AIM
Narrow the data below down to the lines containing "image".

DATA ENTRIES
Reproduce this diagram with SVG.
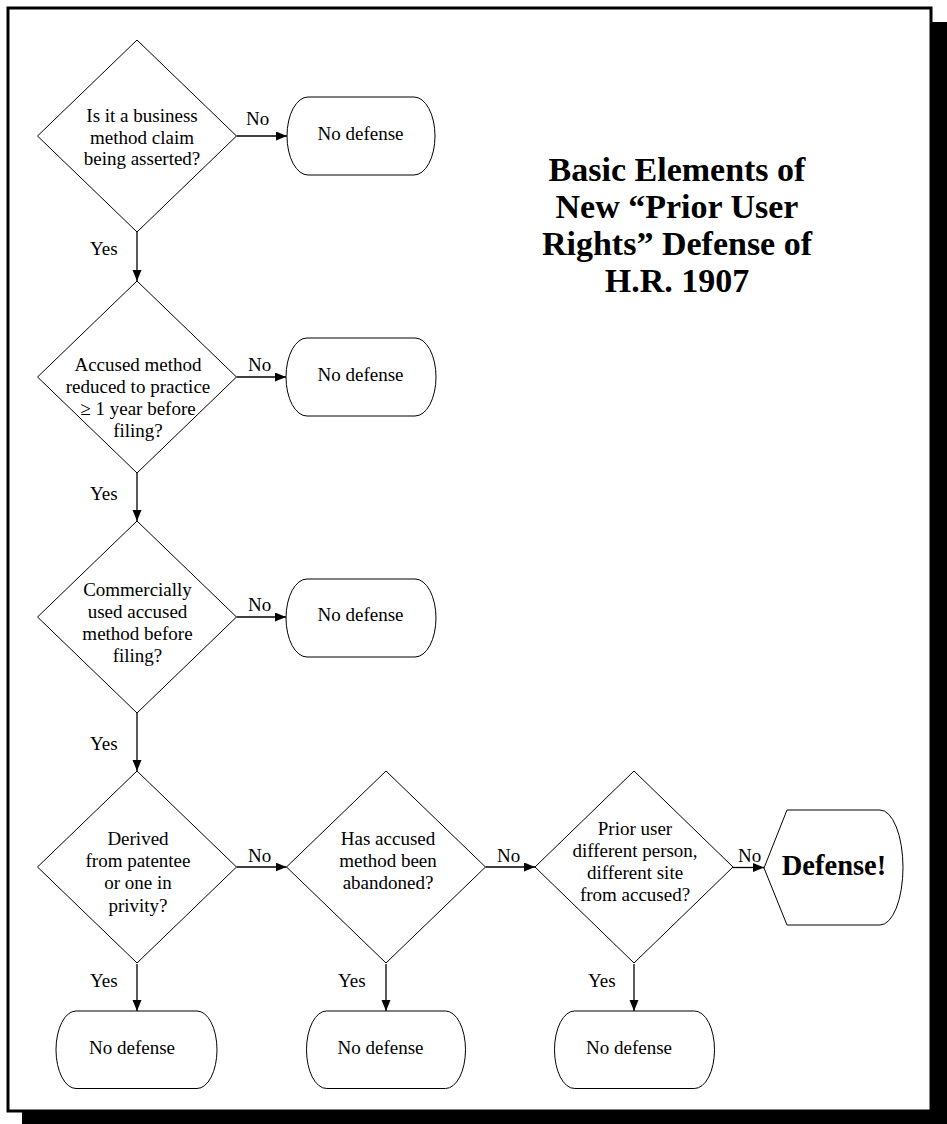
* * *
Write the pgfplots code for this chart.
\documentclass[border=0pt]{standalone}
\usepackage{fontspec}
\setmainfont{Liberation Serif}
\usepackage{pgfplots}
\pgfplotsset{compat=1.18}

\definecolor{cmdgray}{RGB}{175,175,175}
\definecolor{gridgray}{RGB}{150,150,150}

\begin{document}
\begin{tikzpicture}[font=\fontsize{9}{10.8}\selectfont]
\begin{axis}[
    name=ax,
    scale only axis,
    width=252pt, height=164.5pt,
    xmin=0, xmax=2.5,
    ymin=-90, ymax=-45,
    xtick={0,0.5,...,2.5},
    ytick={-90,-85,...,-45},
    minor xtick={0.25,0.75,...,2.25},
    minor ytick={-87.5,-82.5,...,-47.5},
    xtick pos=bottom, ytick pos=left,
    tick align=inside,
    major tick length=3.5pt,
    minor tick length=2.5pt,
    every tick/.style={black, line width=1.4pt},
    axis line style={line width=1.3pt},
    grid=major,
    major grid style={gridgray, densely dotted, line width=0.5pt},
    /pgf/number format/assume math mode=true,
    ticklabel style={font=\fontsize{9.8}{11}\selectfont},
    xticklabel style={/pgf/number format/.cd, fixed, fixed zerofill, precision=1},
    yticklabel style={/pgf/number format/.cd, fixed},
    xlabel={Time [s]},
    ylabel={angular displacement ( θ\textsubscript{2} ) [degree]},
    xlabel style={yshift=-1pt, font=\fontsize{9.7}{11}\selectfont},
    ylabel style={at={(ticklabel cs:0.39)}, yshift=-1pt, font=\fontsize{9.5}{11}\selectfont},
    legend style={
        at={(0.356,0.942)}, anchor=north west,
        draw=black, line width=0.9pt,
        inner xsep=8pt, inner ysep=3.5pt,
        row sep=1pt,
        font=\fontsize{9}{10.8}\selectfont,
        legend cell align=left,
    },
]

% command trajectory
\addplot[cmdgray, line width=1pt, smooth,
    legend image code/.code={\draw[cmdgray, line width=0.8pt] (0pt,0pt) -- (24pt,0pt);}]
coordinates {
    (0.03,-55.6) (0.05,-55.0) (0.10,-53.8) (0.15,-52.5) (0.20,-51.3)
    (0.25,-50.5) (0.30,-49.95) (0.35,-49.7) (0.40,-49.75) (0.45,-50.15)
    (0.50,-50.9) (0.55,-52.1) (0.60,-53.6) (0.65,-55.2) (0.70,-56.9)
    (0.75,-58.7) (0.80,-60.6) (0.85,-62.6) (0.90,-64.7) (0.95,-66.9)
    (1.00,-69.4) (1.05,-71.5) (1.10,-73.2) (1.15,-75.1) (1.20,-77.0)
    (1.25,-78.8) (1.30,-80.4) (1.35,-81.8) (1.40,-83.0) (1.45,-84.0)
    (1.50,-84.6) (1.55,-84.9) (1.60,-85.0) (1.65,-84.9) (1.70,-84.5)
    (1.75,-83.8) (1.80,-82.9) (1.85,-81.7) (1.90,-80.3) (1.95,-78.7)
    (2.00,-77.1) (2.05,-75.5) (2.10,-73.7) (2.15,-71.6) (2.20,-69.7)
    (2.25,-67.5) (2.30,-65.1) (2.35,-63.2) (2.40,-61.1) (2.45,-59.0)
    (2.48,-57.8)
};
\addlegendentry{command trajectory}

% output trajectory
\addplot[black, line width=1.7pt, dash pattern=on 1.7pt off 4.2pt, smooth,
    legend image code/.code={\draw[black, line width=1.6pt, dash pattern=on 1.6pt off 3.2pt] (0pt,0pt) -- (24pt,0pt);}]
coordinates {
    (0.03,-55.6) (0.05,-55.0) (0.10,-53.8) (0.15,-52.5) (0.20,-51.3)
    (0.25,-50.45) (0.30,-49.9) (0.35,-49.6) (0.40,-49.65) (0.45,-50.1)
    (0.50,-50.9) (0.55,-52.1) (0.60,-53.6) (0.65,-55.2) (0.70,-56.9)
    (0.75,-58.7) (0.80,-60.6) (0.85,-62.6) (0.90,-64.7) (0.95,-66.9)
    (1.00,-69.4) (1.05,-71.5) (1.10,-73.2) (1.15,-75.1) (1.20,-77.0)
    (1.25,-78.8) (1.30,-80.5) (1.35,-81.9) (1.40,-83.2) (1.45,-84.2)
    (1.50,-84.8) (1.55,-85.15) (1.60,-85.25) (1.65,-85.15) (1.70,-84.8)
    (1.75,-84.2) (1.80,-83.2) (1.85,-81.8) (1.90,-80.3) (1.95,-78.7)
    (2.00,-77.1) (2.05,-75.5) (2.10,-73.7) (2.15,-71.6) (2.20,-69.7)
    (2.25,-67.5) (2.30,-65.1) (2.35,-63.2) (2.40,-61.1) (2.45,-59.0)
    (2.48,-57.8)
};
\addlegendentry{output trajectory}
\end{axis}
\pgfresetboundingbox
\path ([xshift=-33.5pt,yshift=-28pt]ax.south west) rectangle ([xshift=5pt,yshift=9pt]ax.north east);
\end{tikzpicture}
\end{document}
==
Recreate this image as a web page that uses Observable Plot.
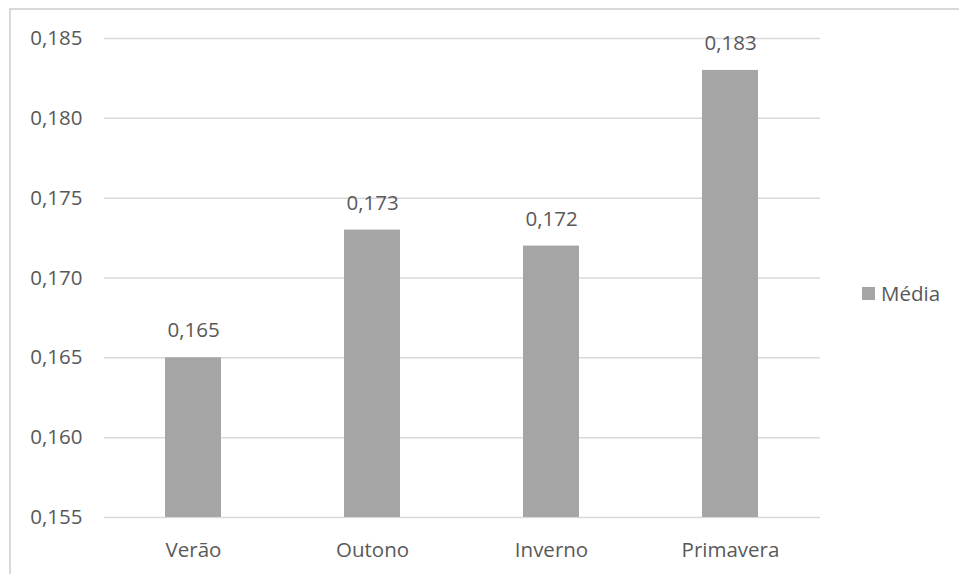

WRITTEN ANSWER
    legend image code/.code={\draw[cmdgray, line width=0.8pt] (0pt,0pt) -- (24pt,0pt);}]
    legend image code/.code={\draw[black, line width=1.6pt, dash pattern=on 1.6pt off 3.2pt] (0pt,0pt) -- (24pt,0pt);}]
Recreate this image as a web page that uses Observable Plot.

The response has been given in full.